— TASK OBJECTIVE —
Write out exactly the lines that run from the line containing "Clone this chart" through the line containing "import * as d3 from 'd3';"; both end lines belong to the answer.

— GIVEN RECORDS —
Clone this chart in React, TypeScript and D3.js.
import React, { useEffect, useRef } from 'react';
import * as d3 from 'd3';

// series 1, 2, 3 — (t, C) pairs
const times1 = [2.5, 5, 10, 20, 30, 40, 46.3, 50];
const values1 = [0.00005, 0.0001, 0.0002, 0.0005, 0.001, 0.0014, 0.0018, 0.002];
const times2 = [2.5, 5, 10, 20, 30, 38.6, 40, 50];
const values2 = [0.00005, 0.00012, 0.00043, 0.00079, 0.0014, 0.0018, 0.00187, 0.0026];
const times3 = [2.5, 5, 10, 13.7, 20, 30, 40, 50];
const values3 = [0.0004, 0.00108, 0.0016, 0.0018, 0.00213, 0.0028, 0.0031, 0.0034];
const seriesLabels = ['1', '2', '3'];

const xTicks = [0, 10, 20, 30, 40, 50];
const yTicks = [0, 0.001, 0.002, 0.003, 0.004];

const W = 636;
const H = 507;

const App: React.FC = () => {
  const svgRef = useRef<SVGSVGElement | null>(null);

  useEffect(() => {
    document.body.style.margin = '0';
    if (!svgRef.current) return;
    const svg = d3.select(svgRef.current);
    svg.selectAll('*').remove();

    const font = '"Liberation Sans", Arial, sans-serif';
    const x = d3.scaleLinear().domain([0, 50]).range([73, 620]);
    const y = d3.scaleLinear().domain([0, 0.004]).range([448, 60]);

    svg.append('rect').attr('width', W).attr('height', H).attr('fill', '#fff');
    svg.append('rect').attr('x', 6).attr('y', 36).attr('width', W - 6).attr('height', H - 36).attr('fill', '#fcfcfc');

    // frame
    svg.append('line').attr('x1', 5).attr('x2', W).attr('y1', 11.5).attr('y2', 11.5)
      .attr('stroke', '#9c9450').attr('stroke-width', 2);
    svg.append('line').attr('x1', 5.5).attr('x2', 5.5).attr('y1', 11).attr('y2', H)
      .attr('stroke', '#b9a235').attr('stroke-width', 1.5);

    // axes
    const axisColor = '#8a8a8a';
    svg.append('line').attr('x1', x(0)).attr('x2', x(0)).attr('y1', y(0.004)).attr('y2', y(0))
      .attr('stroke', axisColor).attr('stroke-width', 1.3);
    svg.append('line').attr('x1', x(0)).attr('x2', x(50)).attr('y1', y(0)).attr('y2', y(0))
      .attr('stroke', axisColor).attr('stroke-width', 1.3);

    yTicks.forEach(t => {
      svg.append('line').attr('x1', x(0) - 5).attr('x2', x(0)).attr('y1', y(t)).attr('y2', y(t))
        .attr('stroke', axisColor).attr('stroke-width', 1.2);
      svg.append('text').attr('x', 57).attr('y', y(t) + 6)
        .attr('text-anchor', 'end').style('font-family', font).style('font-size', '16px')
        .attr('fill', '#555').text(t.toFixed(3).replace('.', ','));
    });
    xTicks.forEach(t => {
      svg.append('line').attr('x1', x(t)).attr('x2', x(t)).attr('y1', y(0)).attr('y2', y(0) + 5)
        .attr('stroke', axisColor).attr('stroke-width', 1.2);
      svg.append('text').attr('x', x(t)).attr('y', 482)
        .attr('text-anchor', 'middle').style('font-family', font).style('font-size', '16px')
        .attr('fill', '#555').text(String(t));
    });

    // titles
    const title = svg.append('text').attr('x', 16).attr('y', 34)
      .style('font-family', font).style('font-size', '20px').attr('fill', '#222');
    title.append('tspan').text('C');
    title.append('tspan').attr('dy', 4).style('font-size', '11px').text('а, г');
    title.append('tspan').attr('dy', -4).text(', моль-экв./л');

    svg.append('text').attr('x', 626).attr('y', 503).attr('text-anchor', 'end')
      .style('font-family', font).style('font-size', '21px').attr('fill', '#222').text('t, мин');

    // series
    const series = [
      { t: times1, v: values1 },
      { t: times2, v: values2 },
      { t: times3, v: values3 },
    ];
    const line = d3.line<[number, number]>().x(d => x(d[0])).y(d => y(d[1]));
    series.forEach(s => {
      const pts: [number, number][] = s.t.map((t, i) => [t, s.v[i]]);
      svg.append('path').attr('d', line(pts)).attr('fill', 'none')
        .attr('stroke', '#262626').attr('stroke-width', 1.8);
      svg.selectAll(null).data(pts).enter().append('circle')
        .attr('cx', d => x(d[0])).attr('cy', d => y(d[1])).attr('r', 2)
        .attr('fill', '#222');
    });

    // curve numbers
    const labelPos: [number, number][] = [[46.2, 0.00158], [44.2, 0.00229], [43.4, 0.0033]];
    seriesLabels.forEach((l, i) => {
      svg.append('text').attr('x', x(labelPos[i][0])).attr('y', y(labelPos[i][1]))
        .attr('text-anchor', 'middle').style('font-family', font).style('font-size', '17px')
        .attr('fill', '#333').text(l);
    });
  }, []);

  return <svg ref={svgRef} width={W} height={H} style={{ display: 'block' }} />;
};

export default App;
==
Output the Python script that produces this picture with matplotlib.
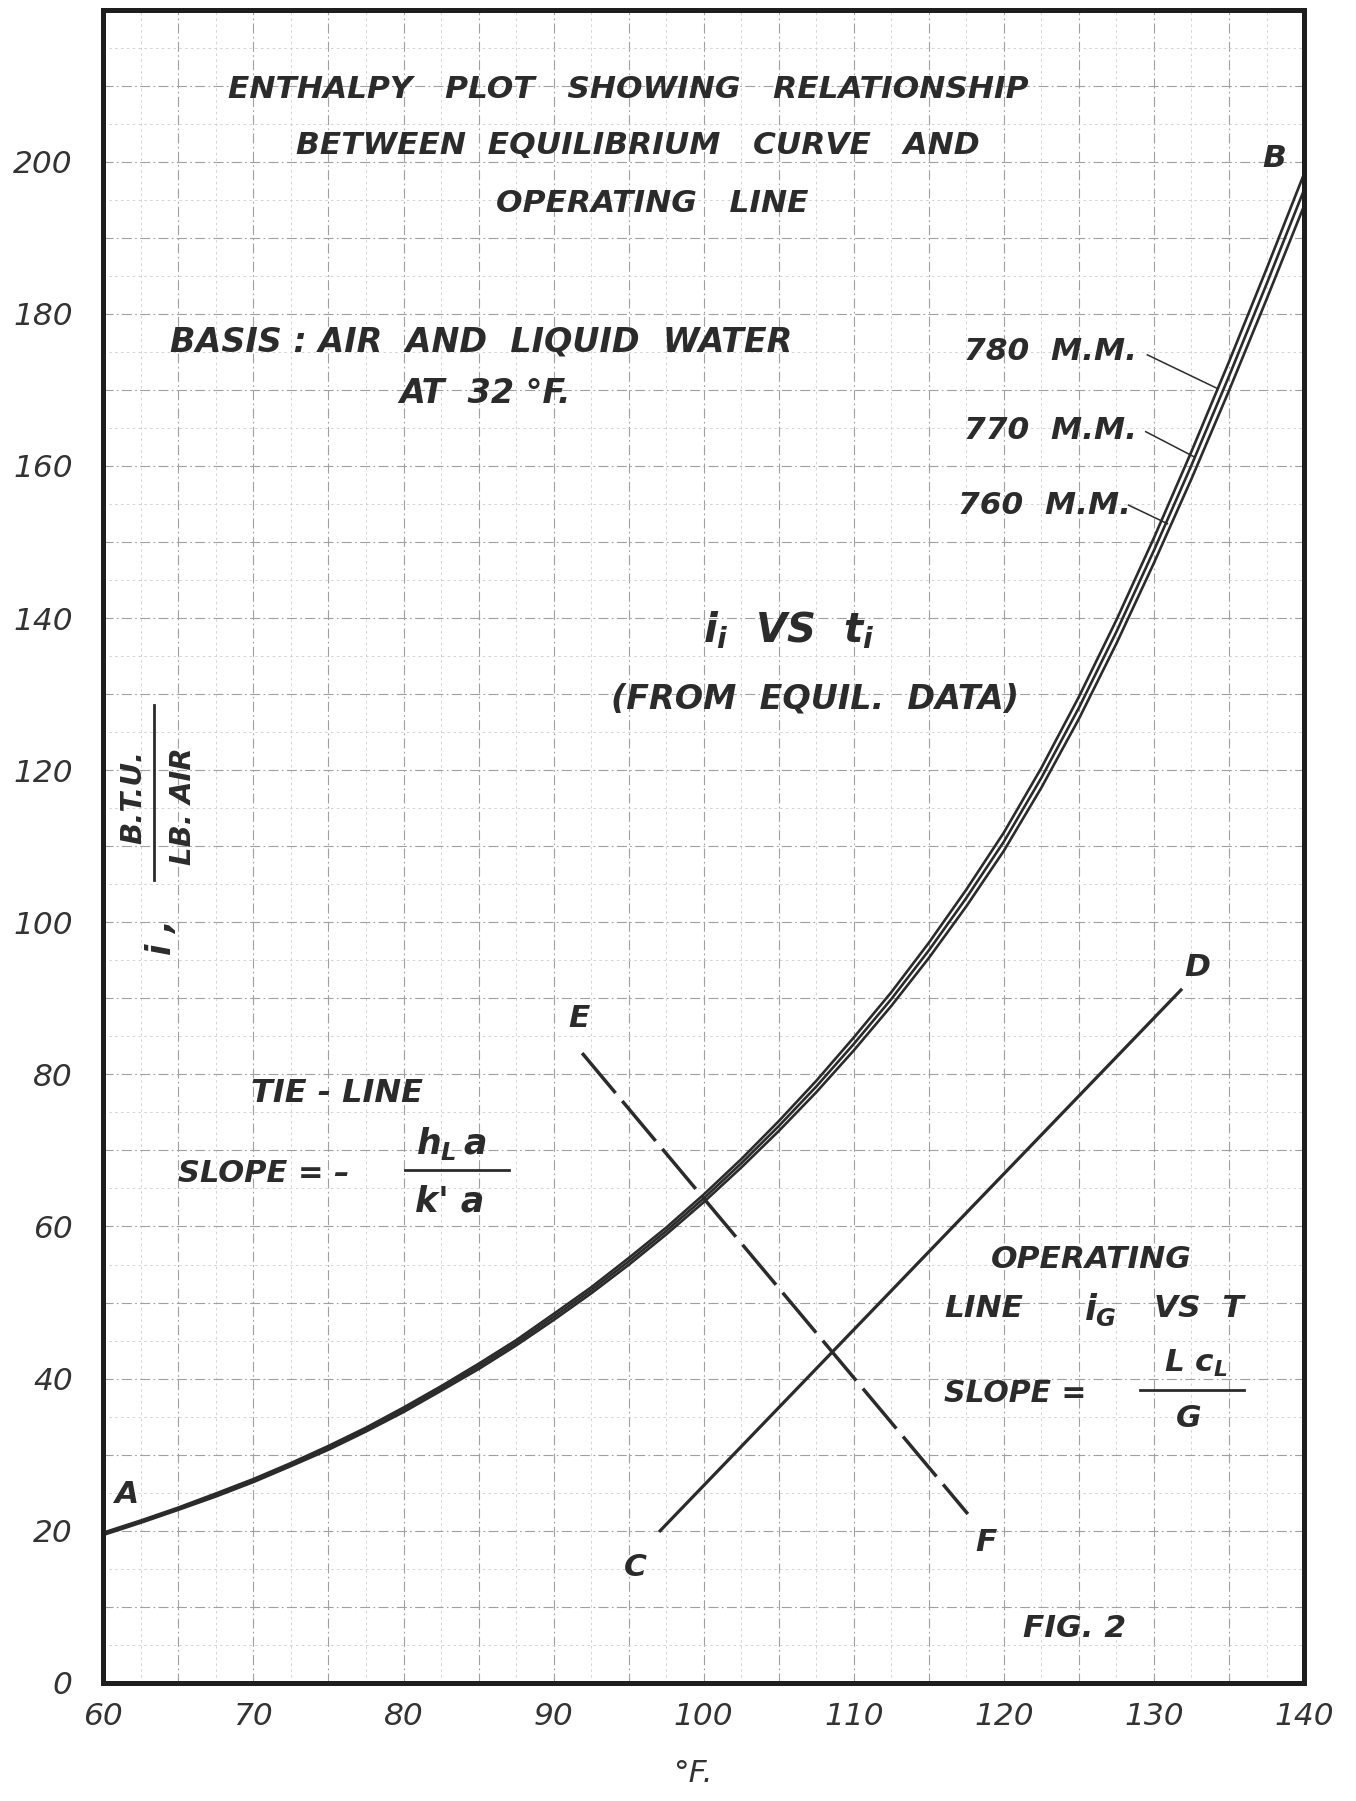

— REPLY —
Clone this chart in React, TypeScript and D3.js.
import React, { useEffect, useRef } from 'react';
import * as d3 from 'd3';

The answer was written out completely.